Vinu: What risks should I be cautious about in this appraisal?
Manu: Several risks can affect rice mills, such as:
Monsoon Dependency: Paddy production is heavily reliant on monsoons, so poor rainfall can impact supply and the mill’s operations. It’s good to check if the mill has a contract farming arrangement or assured paddy supply from multiple sources.
Price Volatility: Paddy prices can fluctuate, affecting the profitability of the mill. Evaluate how well the promoter handles price risks—whether they have forward contracts or price hedging mechanisms in place.
Technological Risks: Outdated machinery can reduce the milling yield and efficiency. Check if the mill is using modern, efficient machinery that can extract maximum rice from paddy.
Regulatory Risks: The rice industry is subject to government regulations, including minimum support prices for paddy, export restrictions, and environmental laws (related to waste disposal). Ensure the unit complies with all regulatory requirements.
Vinu: What about the working capital cycle?

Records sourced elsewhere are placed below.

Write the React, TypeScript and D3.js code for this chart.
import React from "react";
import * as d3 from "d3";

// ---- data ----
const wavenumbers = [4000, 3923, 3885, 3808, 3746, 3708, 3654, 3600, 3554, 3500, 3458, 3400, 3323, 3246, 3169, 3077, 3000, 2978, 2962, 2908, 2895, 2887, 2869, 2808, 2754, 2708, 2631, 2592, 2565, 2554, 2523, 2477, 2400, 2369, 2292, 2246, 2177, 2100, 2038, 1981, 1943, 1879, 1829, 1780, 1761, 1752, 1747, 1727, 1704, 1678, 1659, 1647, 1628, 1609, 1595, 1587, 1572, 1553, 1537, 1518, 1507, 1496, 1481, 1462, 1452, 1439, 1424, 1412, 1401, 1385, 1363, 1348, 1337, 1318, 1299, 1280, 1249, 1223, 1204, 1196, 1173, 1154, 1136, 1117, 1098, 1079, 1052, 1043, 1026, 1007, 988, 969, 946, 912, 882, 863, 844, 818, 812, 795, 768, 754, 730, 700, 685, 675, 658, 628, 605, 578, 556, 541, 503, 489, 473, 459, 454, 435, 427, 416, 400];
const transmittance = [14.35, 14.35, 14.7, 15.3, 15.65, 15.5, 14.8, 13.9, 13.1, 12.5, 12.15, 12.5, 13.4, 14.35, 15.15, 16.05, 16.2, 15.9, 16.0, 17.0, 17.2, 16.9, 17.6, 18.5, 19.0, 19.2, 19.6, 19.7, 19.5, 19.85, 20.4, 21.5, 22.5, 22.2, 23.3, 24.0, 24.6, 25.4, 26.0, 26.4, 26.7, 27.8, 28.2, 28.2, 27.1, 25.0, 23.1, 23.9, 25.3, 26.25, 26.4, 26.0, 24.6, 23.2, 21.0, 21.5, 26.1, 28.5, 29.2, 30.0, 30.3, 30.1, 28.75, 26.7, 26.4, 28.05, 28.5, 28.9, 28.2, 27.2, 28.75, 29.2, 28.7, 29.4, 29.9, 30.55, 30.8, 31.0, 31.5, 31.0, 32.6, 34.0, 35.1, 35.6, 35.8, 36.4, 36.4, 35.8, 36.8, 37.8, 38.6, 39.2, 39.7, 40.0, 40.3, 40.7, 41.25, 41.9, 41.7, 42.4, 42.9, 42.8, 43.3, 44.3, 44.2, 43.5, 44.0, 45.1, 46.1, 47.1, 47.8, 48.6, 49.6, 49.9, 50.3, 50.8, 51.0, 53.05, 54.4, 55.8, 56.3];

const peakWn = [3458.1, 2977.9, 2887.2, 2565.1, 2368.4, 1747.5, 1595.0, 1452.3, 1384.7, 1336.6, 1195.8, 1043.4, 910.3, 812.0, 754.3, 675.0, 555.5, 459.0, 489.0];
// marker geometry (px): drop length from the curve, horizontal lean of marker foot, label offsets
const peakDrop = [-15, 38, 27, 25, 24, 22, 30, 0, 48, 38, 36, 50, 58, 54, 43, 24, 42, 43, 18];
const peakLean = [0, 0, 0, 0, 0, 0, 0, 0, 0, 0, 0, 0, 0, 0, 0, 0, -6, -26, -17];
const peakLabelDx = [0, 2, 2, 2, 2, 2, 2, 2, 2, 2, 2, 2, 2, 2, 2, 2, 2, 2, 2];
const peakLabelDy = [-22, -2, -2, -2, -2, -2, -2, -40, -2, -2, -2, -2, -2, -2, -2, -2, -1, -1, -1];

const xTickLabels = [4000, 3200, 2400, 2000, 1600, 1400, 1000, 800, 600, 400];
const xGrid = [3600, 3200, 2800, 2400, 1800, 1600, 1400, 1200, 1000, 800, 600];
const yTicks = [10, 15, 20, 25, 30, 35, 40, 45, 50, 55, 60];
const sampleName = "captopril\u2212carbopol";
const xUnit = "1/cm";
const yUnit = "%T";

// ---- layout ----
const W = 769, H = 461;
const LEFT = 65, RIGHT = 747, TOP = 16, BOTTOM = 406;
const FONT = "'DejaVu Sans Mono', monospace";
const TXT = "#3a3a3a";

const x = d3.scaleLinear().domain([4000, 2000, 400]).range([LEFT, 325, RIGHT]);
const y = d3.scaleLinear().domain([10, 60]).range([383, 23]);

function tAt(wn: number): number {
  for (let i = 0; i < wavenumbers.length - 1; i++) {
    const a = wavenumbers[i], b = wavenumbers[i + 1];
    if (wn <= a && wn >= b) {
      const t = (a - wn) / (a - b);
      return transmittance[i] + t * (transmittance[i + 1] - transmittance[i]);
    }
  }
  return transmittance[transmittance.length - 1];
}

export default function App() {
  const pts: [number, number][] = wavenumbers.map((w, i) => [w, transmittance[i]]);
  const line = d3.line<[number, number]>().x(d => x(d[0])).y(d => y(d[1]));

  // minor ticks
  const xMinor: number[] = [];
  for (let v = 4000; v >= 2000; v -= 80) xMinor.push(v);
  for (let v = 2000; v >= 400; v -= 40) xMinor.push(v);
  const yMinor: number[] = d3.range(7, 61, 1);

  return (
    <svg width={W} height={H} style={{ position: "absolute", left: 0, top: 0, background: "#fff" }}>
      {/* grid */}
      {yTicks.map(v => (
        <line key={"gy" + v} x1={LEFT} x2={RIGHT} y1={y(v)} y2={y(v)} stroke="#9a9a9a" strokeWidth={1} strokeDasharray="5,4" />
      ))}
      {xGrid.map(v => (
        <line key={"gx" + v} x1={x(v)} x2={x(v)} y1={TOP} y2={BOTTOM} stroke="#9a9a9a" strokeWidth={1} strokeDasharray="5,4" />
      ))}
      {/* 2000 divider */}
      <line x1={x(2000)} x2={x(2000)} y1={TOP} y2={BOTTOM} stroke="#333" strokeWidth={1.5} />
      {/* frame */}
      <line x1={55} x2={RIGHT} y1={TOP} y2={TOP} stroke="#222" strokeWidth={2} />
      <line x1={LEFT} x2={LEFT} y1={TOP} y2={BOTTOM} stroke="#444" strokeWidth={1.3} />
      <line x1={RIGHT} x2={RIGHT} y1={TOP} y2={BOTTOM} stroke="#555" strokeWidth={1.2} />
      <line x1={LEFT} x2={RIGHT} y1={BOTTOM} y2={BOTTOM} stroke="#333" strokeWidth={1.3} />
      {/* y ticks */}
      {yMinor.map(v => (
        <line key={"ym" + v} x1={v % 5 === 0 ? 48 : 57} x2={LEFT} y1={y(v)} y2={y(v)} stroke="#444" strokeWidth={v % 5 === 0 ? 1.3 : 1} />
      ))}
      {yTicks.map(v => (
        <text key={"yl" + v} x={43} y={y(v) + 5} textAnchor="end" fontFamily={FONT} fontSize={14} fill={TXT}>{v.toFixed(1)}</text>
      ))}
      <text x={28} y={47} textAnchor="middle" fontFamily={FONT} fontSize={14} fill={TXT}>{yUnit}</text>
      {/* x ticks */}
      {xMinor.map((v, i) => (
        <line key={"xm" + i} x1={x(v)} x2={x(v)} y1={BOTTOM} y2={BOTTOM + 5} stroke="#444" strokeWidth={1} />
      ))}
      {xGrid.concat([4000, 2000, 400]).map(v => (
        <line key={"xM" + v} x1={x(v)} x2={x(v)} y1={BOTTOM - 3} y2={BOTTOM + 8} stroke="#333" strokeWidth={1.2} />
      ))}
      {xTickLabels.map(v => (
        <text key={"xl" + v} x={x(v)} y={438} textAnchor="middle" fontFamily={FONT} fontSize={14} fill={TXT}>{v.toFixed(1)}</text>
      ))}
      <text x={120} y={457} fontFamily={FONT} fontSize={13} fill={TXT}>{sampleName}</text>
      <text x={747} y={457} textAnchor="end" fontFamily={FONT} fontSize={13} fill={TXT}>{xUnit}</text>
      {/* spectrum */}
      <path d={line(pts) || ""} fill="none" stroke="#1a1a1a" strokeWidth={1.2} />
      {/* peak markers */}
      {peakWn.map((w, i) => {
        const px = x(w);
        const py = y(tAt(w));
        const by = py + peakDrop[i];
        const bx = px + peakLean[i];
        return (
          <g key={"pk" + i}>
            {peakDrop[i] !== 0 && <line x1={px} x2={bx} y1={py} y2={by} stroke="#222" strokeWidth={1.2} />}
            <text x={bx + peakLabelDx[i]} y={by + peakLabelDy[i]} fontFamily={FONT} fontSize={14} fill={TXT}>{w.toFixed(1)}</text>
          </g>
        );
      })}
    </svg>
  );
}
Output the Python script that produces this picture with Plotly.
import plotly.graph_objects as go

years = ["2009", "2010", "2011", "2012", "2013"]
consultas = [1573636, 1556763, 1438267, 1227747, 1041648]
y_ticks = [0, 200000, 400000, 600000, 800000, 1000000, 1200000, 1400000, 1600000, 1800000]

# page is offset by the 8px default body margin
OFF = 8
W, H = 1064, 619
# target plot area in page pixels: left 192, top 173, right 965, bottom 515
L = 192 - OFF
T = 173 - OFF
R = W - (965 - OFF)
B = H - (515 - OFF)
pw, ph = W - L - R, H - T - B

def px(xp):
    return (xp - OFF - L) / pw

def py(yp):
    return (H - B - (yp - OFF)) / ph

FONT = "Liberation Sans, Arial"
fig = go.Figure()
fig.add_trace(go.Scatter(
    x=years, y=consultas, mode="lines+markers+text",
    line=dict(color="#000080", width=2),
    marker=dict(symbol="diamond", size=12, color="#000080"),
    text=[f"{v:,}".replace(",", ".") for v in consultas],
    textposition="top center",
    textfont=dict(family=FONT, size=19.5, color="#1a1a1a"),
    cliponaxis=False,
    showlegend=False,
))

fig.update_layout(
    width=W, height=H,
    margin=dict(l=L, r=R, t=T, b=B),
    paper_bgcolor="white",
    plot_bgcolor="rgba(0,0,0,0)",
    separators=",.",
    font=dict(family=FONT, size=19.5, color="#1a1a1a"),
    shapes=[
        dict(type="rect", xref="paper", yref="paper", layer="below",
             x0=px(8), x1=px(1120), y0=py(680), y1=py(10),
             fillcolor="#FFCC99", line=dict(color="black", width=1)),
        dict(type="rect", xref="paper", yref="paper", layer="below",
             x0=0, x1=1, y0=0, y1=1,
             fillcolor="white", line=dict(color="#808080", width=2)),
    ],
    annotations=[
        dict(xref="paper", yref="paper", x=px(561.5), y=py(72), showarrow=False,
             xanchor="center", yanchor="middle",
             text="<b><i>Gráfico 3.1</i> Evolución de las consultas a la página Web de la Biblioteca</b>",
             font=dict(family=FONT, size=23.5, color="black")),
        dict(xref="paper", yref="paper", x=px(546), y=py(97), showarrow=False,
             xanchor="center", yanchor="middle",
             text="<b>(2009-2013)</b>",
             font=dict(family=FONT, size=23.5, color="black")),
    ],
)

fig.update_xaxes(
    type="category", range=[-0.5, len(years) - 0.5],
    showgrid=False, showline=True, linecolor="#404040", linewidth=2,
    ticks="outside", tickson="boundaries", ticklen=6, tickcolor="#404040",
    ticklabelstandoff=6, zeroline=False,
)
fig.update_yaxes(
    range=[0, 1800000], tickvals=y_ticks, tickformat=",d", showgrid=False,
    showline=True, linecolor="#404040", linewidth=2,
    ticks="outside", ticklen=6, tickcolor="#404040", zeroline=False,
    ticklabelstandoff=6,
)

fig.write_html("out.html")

How do I analyze that?
Manu: Rice mills usually have a long working capital cycle because they need to buy paddy in bulk during the harvesting season and store it for milling throughout the year. So, evaluate:
Inventory Management: Check how long the paddy and rice stocks are held. A high inventory turnover is a good sign of efficient operations.
Receivables Management: Since rice is sold to wholesalers or government agencies, ensure that the mill has a sound credit policy and assess the credit period allowed to customers.
Payables: Understand the terms with suppliers and whether the mill has favorable credit terms for paddy purchases.
Vinu: One more question—how important is the environmental compliance aspect?
Manu: Very important. Rice milling generates husk and dust, which can be pollutants. The mill must comply with environmental norms, including waste disposal and treatment of effluents. Non-compliance can lead to penalties or shutdowns, so it’s a critical factor in risk assessment.
Vinu: That’s a lot of information! Anything else I should consider?
Manu: Lastly, evaluate the market demand and competition. Analyze:
Demand for rice: Both domestic consumption and export demand.
Competitors: The presence of other rice mills in the area. Assess their scale and technological advancement.
By-products: Rice milling produces by-products like rice bran and husk. See if the mill plans to sell these or use them for further processing, which could add to their revenue streams.
Vinu: Thanks, Manu! I think I now have a much clearer understanding of how to approach this credit appraisal. This has been really helpful.
Manu: Glad to help, Vinu. Good luck with your appraisal!